Mudança de governo não foi suficiente para frear violência e desrespeito aos direitos indígenas, mostra relatório do Conselho Indigenista Missionário (Cimi), que critica atraso em demarcações.Em 2023, primeiro ano do governo de Luiz Inácio Lula da Silva, 208 indígenas foram assassinados no Brasil. O número é 15,5% maior em relação ao ano anterior, o último de Jair Bolsonaro na Presidência da República, quando 180 indígenas foram mortos.

Os dados são do relatório Violência Contra os Povos Indígenas no Brasil, publicado nessa segunda-feira (22/07) pelo Conselho Indigenista Missionário (Cimi).

Como em anos anteriores, os estados que registraram o maior número de assassinatos foram Roraima (47), Mato Grosso do Sul (43) e Amazonas (36), que representam 39% do total.

“O conselho lança esse relatório com profundo pesar”, afirmou o presidente do Cimi e arcebispo de Manaus (AM), Leonardo Steiner, na apresentação do documento.

“O ano de 2023 iniciou com grandes expectativas em relação à política indigenista do terceiro mandato do presidente Luiz Inácio Lula da Silva. Não apenas porque a nova gestão sucedeu um governo abertamente anti-indígena, mas também porque o tema assumiu centralidade nos discursos e anúncios feitos pelo novo mandatário desde a campanha eleitoral”, destaca o conselho.

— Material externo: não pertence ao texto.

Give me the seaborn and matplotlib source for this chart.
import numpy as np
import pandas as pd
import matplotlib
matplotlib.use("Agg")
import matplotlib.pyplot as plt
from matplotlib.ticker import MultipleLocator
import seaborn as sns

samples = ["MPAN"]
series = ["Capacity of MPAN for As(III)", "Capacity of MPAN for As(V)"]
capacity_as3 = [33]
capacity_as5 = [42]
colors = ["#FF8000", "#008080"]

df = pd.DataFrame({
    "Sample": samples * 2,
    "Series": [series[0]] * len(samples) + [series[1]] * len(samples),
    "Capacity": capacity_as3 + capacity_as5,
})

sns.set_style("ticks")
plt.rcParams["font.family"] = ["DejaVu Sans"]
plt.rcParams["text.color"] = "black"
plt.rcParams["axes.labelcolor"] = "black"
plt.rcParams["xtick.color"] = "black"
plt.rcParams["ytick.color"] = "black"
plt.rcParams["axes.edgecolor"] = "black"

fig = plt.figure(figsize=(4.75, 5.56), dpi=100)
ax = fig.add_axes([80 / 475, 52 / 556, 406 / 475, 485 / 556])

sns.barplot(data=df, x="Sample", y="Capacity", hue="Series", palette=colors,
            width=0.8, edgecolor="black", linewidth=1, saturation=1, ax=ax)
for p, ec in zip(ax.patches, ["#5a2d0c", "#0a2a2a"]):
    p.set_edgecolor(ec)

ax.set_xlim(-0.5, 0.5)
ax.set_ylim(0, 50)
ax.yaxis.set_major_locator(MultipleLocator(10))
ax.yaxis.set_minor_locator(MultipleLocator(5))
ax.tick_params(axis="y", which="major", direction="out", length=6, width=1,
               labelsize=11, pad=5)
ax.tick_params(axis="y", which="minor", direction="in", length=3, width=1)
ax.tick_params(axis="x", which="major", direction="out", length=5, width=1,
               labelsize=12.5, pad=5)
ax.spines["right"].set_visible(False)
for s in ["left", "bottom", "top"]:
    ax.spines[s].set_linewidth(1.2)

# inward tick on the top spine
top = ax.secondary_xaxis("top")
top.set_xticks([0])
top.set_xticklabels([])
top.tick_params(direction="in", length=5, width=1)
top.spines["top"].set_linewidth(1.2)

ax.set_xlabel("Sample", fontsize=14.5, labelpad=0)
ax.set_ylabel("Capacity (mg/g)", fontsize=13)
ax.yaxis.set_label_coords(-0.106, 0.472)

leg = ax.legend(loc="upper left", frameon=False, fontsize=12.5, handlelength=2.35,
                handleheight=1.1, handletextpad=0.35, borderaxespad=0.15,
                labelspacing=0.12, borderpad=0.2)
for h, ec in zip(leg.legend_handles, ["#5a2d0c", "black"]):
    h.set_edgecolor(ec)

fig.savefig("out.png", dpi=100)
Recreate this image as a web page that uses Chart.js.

O relatório cita a criação do inédito Ministério dos Povos Indígenas (MPI), à nomeação de representantes de diferentes etnias para postos importantes, como o próprio MPI, a Fundação Nacional dos Povos Indígenas (Funai) e a Secretaria de Saúde Indígena (Sesai), e a declaração de Emergência Nacional de Saúde na Terra Indígena Yanomami, com a subsequente operação de retirada de não-indígenas, sobretudo garimpeiros, da reserva.

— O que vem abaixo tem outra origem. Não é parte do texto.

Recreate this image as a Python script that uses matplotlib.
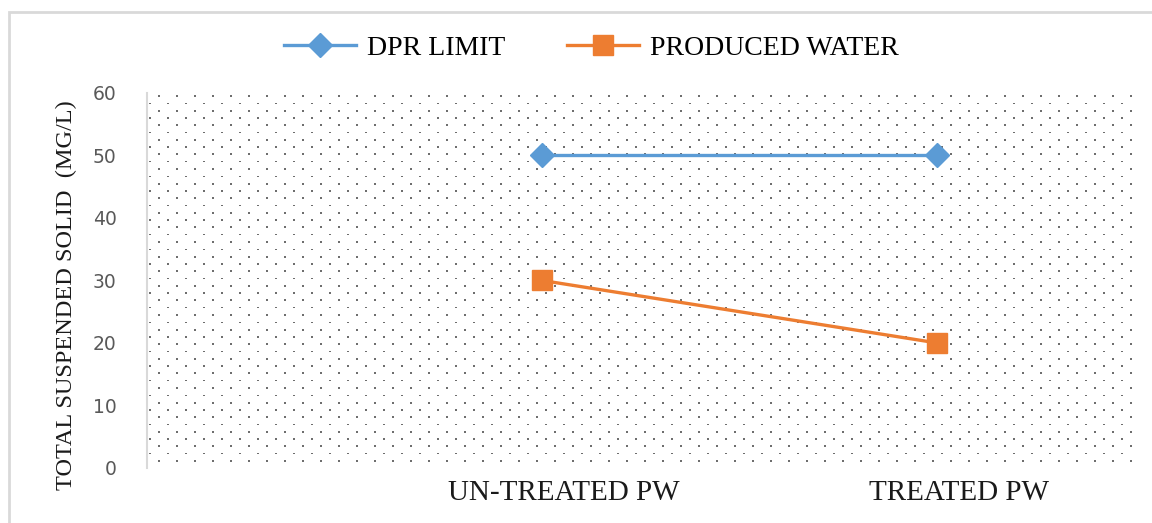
import numpy as np
import matplotlib.pyplot as plt
import matplotlib.transforms as mtransforms
from matplotlib.patches import Rectangle

# categories and measured values (mg/L)
stages = ['UN-TREATED PW', 'TREATED PW']
dpr_limit = [50, 50]
produced_water = [30, 20]

blue = '#5B9BD5'
orange = '#ED7D31'
serif = 'Liberation Serif'

fig = plt.figure(figsize=(11.52, 5.23), dpi=100)
ax = fig.add_axes([0.1276, 0.1052, 0.8576, 0.717])

# thin grey frame around the whole chart
fig.patches.append(Rectangle((0.008, -0.1), 1.1, 1.077, transform=fig.transFigure,
                             fill=False, edgecolor='#D9D9D9', linewidth=2))

# dotted pattern fill of the plot area (staggered dot grid)
w_px, h_px = 988.0, 375.0
xs, ys, ss = [], [], []
row = 0
y = 3.0
while y < h_px:
    off = 9.0 if row % 2 == 0 else 0.0
    x = 3.0 + off
    while x < w_px:
        xs.append(x / w_px)
        ys.append(1 - y / h_px)
        ss.append(2.2 if row % 2 == 0 else 1.2)
        x += 18.0
    y += 7.3
    row += 1
ax.scatter(xs, ys, s=ss, c='#6E6E6E', marker='s', linewidths=0,
           transform=ax.transAxes, zorder=0, clip_on=True)

x = np.arange(len(stages))
ax.plot(x, dpr_limit, color=blue, linewidth=2.4, marker='D', markersize=12,
        label='DPR LIMIT', zorder=3)
ax.plot(x, produced_water, color=orange, linewidth=2.4, marker='s', markersize=14,
        label='PRODUCED WATER', zorder=3)

ax.set_xlim(-1, 1.5)
ax.set_ylim(0, 60)
ax.set_yticks(range(0, 61, 10))
ax.tick_params(axis='y', length=0, pad=22, labelsize=13.5, labelcolor='#595959')
ax.tick_params(axis='x', length=0, pad=9)
ax.set_xticks(x)
ax.set_xticklabels(stages, fontfamily=serif, fontsize=21, color='#1a1a1a')
shift = mtransforms.ScaledTranslation(0.22, 0, fig.dpi_scale_trans)
for lbl in ax.get_xticklabels():
    lbl.set_transform(lbl.get_transform() + shift)

for side in ['top', 'right', 'bottom']:
    ax.spines[side].set_visible(False)
ax.spines['left'].set_color('#D9D9D9')
ax.spines['left'].set_linewidth(1.5)

ax.set_ylabel('TOTAL SUSPENDED SOLID  (MG/L)', fontfamily=serif, fontsize=17.5,
              color='#1a1a1a')
ax.yaxis.set_label_coords(-0.071, 0.46)

ax.legend(loc='center', bbox_to_anchor=(0.45, 1.12), ncol=2, frameon=False,
          prop={'family': serif, 'size': 20}, handlelength=2.6, columnspacing=2.2,
          handletextpad=0.4)

fig.savefig('out.png', dpi=100)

As mortes por desassistência à saúde mais que dobraram, com 111 casos registrados, ante 40 no ano passado. O indicador faz parte da categoria de omissão do poder público, que também aumentou na comparação entre o último ano de Bolsonaro e o primeiro de Lula.

As mortes infantis, também nesse grupo, somam óbitos de crianças indígenas de 0 a 4 anos de idade, que chegaram a 1.040 em 2023. A maior parte desses óbitos foi considerada evitável pelo Cimi, por estarem relacionadas a ações de saúde.

As disputas em torno dos direitos indígenas representaram um cenário de continuidade das violências e violações contra os povos originários e seus territórios em 2023.

Impasses e contradições na política indigenista

O relatório sublinha que o primeiro ano do novo governo federal foi marcado pela retomada de ações de fiscalização e repressão às invasões em alguns territórios indígenas, mas que “a demarcação de terras e as ações de proteção e assistência às comunidades permaneceram insuficientes”.

Isso favoreceu a continuidade das invasões, conflitos e ações violentas contra comunidades e a manutenção de altos índices de assassinatos, suicídios e mortalidade na infância nessa população, diz o relatório.

No primeiro ano da atual gestão, oito terras indígenas foram homologadas, número inferior ao esperado, diz o Cimi.

“A disposição do governo federal em explorar petróleo na foz do Amazonas, a priorização orçamentária ao agronegócio e o apoio a grandes projetos de infraestrutura e de exploração minerária em conflito com povos indígenas, como a ferrovia ‘Ferrogrão’ e as investidas de empresas estrangeiras sobre o território Mura, no Amazonas, também compuseram este cenário”, aponta a entidade.

O Cimi também critica a atuação do Legislativo contra a garantia de direitos dos indígenas. No ano passado, mesmo após entendimento do Supremo Tribunal Federal (STF) contrário à tese, o Congresso Nacional incluiu em lei o marco temporal para demarcação de terras indígenas.

Assim, os povos indígenas têm direito de ocupar apenas as terras que ocupavam ou já disputavam em 5 de outubro de 1988, data de promulgação da Constituição. Na prática, a medida “busca inviabilizar novas demarcações e abrir as terras já demarcadas para a exploração econômica predatória”, diz o conselho.